しかし、実際の共同研究では製薬会社が我々のアカデミアが求めることをやってくれるわけではないので、わかったことをなかなか治療に結びつけるまでの道のりが非常に困難であるということです。これが技術的かつ産業的な課題ではないでしょうか。
Q: この分野を志す学生へのメッセージをお願いします。
それまでやってきた臨床にあまりとらわれず、道を変えて基礎に行くのも選択肢として常に持っておいてほしいです。私自身も元々は臨床医で、研究よりも実際の治療に携わりたいと思い、医師の臨床の道に進んだわけですが、次第に治療に不満を感じるようになりました。そのときに得られる治療が不十分な場合は、自分でその原因に取り組み、どうしてこうなっているのか知りたいという気持ちが強くなり、基礎研究に戻っていったという背景があります。

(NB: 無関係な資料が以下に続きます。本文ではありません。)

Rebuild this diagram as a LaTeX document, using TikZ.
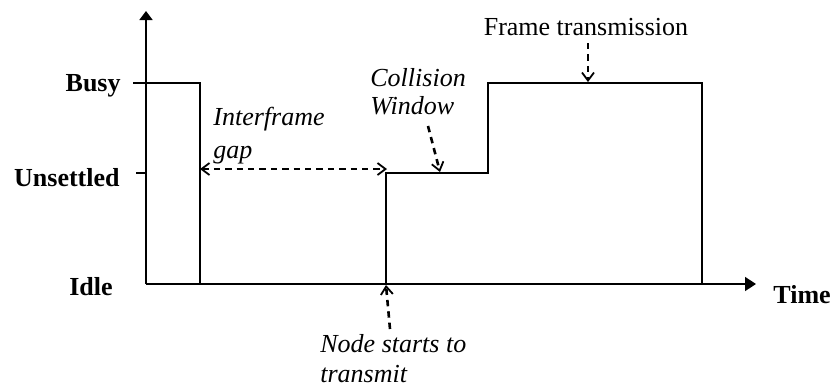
\documentclass[tikz,border=0pt]{standalone}
\usepackage{fontspec}
\setmainfont{Liberation Serif}
\usetikzlibrary{arrows.meta}
\tikzset{barb/.tip={Straight Barb[length=4pt,width=6pt,line width=0.9pt]}}
\begin{document}
\begin{tikzpicture}[x=0.5pt,y=-0.5pt,
  axis/.style={line width=0.8pt},
  signal/.style={line width=1pt},
  tick/.style={line width=0.8pt},
  level/.style={font=\fontsize{13}{15}\selectfont\bfseries,inner sep=0pt},
  note/.style={font=\fontsize{13}{15}\selectfont\itshape,inner sep=0pt,align=left},
  pointer/.style={line width=1.3pt,dash pattern=on 3.2pt off 2.5pt,-{barb}},
  twoway/.style={pointer,{barb}-{barb}}]
\useasboundingbox (0,0) rectangle (832,387);

% axes
\coordinate (O) at (146,284);
\coordinate (ytop) at (146,11);
\coordinate (xend) at (756,284);
\draw[axis,-{Triangle[length=4.5pt,width=6.5pt]}] (O) -- (ytop);
\draw[axis,-{Triangle[length=5.5pt,width=7pt]}] (O) -- (xend);

% level ticks
\coordinate (busyL) at (133,83);
\coordinate (busyA) at (146,83);
\coordinate (unsL) at (136,173);
\coordinate (unsA) at (146,173);
\draw[tick] (busyL) -- (busyA);
\draw[tick] (unsL) -- (unsA);

% level labels
\node[level,anchor=base east] (busy) at (121,91) {Busy};
\node[level,anchor=base east] (uns) at (120,186) {Unsettled};
\node[level,anchor=base east] (idle) at (113,295) {Idle};
\node[level,anchor=base west] (time) at (773,303) {Time};

% signal waveform
\coordinate (s1) at (200,83);
\coordinate (s2) at (200,284);
\coordinate (s3) at (386,284);
\coordinate (s4) at (488,173);
\coordinate (s5) at (702,83);
\coordinate (s6) at (702,284);
\draw[signal] (busyA) -- (s1) -- (s2);
\draw[signal] (s3) |- (s4) |- (s5) -- (s6);

% annotations
\node[font=\fontsize{13}{15}\selectfont,inner sep=0pt,anchor=base] (ft) at (586,35) {Frame transmission};
\coordinate (ftStart) at (588,43);
\coordinate (ftTip) at (588,82);
\draw[pointer] (ftStart) -- (ftTip);

\node[note,font=\fontsize{13}{14}\selectfont\itshape,anchor=north west] (cw) at (370,68) {Collision\\Window};
\coordinate (cwStart) at (428,126);
\coordinate (cwTip) at (440,172);
\draw[pointer] (cwStart) -- (cwTip);

\node[note,font=\fontsize{13}{16.5}\selectfont\itshape,anchor=north west] (ifg) at (213,107) {Interframe\\gap};
\coordinate (gapL) at (200,169);
\coordinate (gapR) at (387,169);
\draw[twoway] (gapL) -- (gapR);

\node[note,font=\fontsize{13}{15}\selectfont\itshape,anchor=north west] (nst) at (320,334) {Node starts to\\transmit};
\coordinate (nsStart) at (390,329);
\coordinate (nsTip) at (386,285);
\draw[pointer] (nsStart) -- (nsTip);
\end{tikzpicture}
\end{document}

卒業してすぐに分からないものを明らかにすることに自分の興味が向かっていればそれでいいですし、また臨床に一度行ってからでも、自分がその中で得られた疑問を追求したいと思ったら、研究に戻ればよいのです。
Q: 企業に求めることは何かありますか。
日本でも大きな製薬会社は外資系が増えてきました。日本で具体的な開発をしている企業の数は減ってきており、開発の中心が日本から海外に移っていると感じています。また日本では、営業はするけれども開発はあまりしないケースもあります。こうなるとなかなか、日本発の新しい薬が難しくなってきてしまっている面も否めません。
大学側でも企業と繋いでくれる部門がありまして、企業からの協力が得られやすいような提案を売り込んでくれたり、向こうと相談をする機会を大学の方で設けてくれたりしています。また現在では企業と大学の共同研究をもとに公的な資金を研究費として出してくれる枠組みも増えてきています。このように体制は整いつつありますから、企業には自社の研究所の中だけではなく、アカデミア側の研究に期待し、協調していく流れができればよいなと感じます。
Q: 数年以内に実現したいことはありますか?
20 年以上骨免疫の研究をやってきたということになるので、それを実用化というか、何か役に立つ形に変えていくべき時期だと感じています。課題は多いですが、企業ともいくつか協調しながらやっていきたいと考えています。そのうちどれかが、薬の治験やそれに活かせるようなものになるよう、期待しています。(了)
高柳 広
たかやなぎ・ひろし
東京大学大学院医学系研究科 免疫学 教授。
1990 年東京大学医学部卒業。東大整形外科等で7 年間の臨床医の後、東大整形外科大学院進学。 関節リウマチ骨破壊と破骨細胞の研究を行ない、2001 年に修了(医学博士)。同年、東大医学部免疫学(谷口維紹教授)助手に就任し、インターフェロンによる破骨細胞制御の研究等を行なう。
2001 年より、科学技術振興機構さきがけ研究21 研究者となる。2003 年より、東京医科歯科大学分子細胞機能学の特任教授に就任し、新しい研究室の立ち上げを行なう。破骨細胞における転写因子NFATc1 や免疫受容体による制御の研究など、免疫系による骨代謝制御に焦点をあてた「骨免疫学」と呼ばれる新規学際領域を開拓。
2005 年より、東京医科歯科大学分子情報伝達学教授に就任。
2010年より、JST ERATO高柳オステオネットワークプロジェクト研究総括に就任。
2012 年より、東京大学大学院医学系研究科 病因・病理学専攻 免疫学講座 免疫学教室 教授に就任。